AIM:
Print the listing in its entirety and exactly, leaving out images.

COLLECTED DATA:
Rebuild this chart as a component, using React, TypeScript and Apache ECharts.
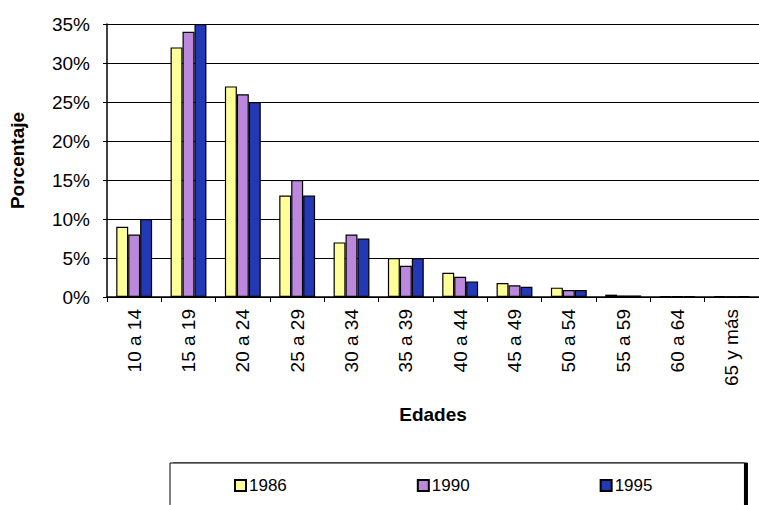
import React, { useEffect, useRef } from "react";
import * as echarts from "echarts";

const categories = ["10 a 14", "15 a 19", "20 a 24", "25 a 29", "30 a 34", "35 a 39", "40 a 44", "45 a 49", "50 a 54", "55 a 59", "60 a 64", "65 y más"];
const s1986 = [9, 32, 27, 13, 7, 5, 3.1, 1.8, 1.2, 0.3, 0.1, 0.1];
const s1990 = [8, 34, 26, 15, 8, 4, 2.6, 1.5, 0.9, 0.2, 0.1, 0.05];
const s1995 = [10, 35, 25, 13, 7.5, 5, 2.0, 1.3, 0.9, 0.2, 0.1, 0.1];
const seriesNames = ["1986", "1990", "1995"];
const colors = ["#FFFF99", "#BB88DD", "#2238B5"];

const FONT = "Liberation Sans, Arial, sans-serif";

export default function App() {
  const ref = useRef<HTMLDivElement>(null);
  useEffect(() => {
    if (!ref.current) return;
    const chart = echarts.init(ref.current, undefined, { renderer: "svg" });
    const data = [s1986, s1990, s1995];
    chart.setOption({
      animation: false,
      backgroundColor: "#ffffff",
      textStyle: { fontFamily: FONT },
      grid: { left: 100, right: -7, top: 24, bottom: 208, containLabel: false },
      legend: {
        data: seriesNames,
        left: 170,
        top: 463,
        orient: "horizontal",
        itemWidth: 11,
        itemHeight: 11,
        itemGap: 130,
        padding: [14, 92, 30, 64],
        borderColor: "#000",
        borderWidth: 1,
        backgroundColor: "#fff",
        shadowColor: "#000",
        shadowOffsetX: 3,
        shadowOffsetY: 0,
        shadowBlur: 0,
        textStyle: { fontFamily: FONT, fontSize: 17, color: "#000", padding: [0, 0, 0, -2] },
        icon: "rect",
      },
      xAxis: {
        type: "category",
        data: categories,
        name: "Edades",
        nameLocation: "middle",
        nameGap: 108,
        nameTextStyle: { fontFamily: FONT, fontSize: 19, fontWeight: "bold", color: "#000" },
        axisLine: { lineStyle: { color: "#000", width: 1.5 } },
        axisTick: { show: true, alignWithLabel: false, length: 5, lineStyle: { color: "#000" } },
        axisLabel: { rotate: 90, fontSize: 19, color: "#000", margin: 12, fontFamily: FONT },
      },
      yAxis: {
        type: "value",
        min: 0,
        max: 35,
        interval: 5,
        name: "Porcentaje",
        nameLocation: "middle",
        nameGap: 80,
        nameTextStyle: { fontFamily: FONT, fontSize: 19, fontWeight: "bold", color: "#000" },
        axisLine: { show: true, lineStyle: { color: "#000", width: 1.5 } },
        axisTick: { show: true, length: 4, lineStyle: { color: "#000" } },
        axisLabel: { formatter: "{value}%", fontSize: 19, color: "#000", margin: 17, fontFamily: FONT },
        splitLine: { show: true, lineStyle: { color: "#000", width: 1 } },
      },
      series: seriesNames.map((name, i) => ({
        name,
        type: "bar",
        data: data[i],
        barGap: "0%",
        barCategoryGap: "34%",
        itemStyle: { color: colors[i], borderColor: "#000", borderWidth: 1.2 },
      })),
    });
    return () => chart.dispose();
  }, []);
  return <div ref={ref} style={{ width: 759, height: 505, position: "absolute", left: 0, top: 0 }} />;
}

EXPECTED OUTPUT:
Rebuild this chart as a component, using React, TypeScript and Apache ECharts.
import React, { useEffect, useRef } from "react";
import * as echarts from "echarts";

const categories = ["10 a 14", "15 a 19", "20 a 24", "25 a 29", "30 a 34", "35 a 39", "40 a 44", "45 a 49", "50 a 54", "55 a 59", "60 a 64", "65 y más"];
const s1986 = [9, 32, 27, 13, 7, 5, 3.1, 1.8, 1.2, 0.3, 0.1, 0.1];
const s1990 = [8, 34, 26, 15, 8, 4, 2.6, 1.5, 0.9, 0.2, 0.1, 0.05];
const s1995 = [10, 35, 25, 13, 7.5, 5, 2.0, 1.3, 0.9, 0.2, 0.1, 0.1];
const seriesNames = ["1986", "1990", "1995"];
const colors = ["#FFFF99", "#BB88DD", "#2238B5"];

const FONT = "Liberation Sans, Arial, sans-serif";

export default function App() {
  const ref = useRef<HTMLDivElement>(null);
  useEffect(() => {
    if (!ref.current) return;
    const chart = echarts.init(ref.current, undefined, { renderer: "svg" });
    const data = [s1986, s1990, s1995];
    chart.setOption({
      animation: false,
      backgroundColor: "#ffffff",
      textStyle: { fontFamily: FONT },
      grid: { left: 100, right: -7, top: 24, bottom: 208, containLabel: false },
      legend: {
        data: seriesNames,
        left: 170,
        top: 463,
        orient: "horizontal",
        itemWidth: 11,
        itemHeight: 11,
        itemGap: 130,
        padding: [14, 92, 30, 64],
        borderColor: "#000",
        borderWidth: 1,
        backgroundColor: "#fff",
        shadowColor: "#000",
        shadowOffsetX: 3,
        shadowOffsetY: 0,
        shadowBlur: 0,
        textStyle: { fontFamily: FONT, fontSize: 17, color: "#000", padding: [0, 0, 0, -2] },
        icon: "rect",
      },
      xAxis: {
        type: "category",
        data: categories,
        name: "Edades",
        nameLocation: "middle",
        nameGap: 108,
        nameTextStyle: { fontFamily: FONT, fontSize: 19, fontWeight: "bold", color: "#000" },
        axisLine: { lineStyle: { color: "#000", width: 1.5 } },
        axisTick: { show: true, alignWithLabel: false, length: 5, lineStyle: { color: "#000" } },
        axisLabel: { rotate: 90, fontSize: 19, color: "#000", margin: 12, fontFamily: FONT },
      },
      yAxis: {
        type: "value",
        min: 0,
        max: 35,
        interval: 5,
        name: "Porcentaje",
        nameLocation: "middle",
        nameGap: 80,
        nameTextStyle: { fontFamily: FONT, fontSize: 19, fontWeight: "bold", color: "#000" },
        axisLine: { show: true, lineStyle: { color: "#000", width: 1.5 } },
        axisTick: { show: true, length: 4, lineStyle: { color: "#000" } },
        axisLabel: { formatter: "{value}%", fontSize: 19, color: "#000", margin: 17, fontFamily: FONT },
        splitLine: { show: true, lineStyle: { color: "#000", width: 1 } },
      },
      series: seriesNames.map((name, i) => ({
        name,
        type: "bar",
        data: data[i],
        barGap: "0%",
        barCategoryGap: "34%",
        itemStyle: { color: colors[i], borderColor: "#000", borderWidth: 1.2 },
      })),
    });
    return () => chart.dispose();
  }, []);
  return <div ref={ref} style={{ width: 759, height: 505, position: "absolute", left: 0, top: 0 }} />;
}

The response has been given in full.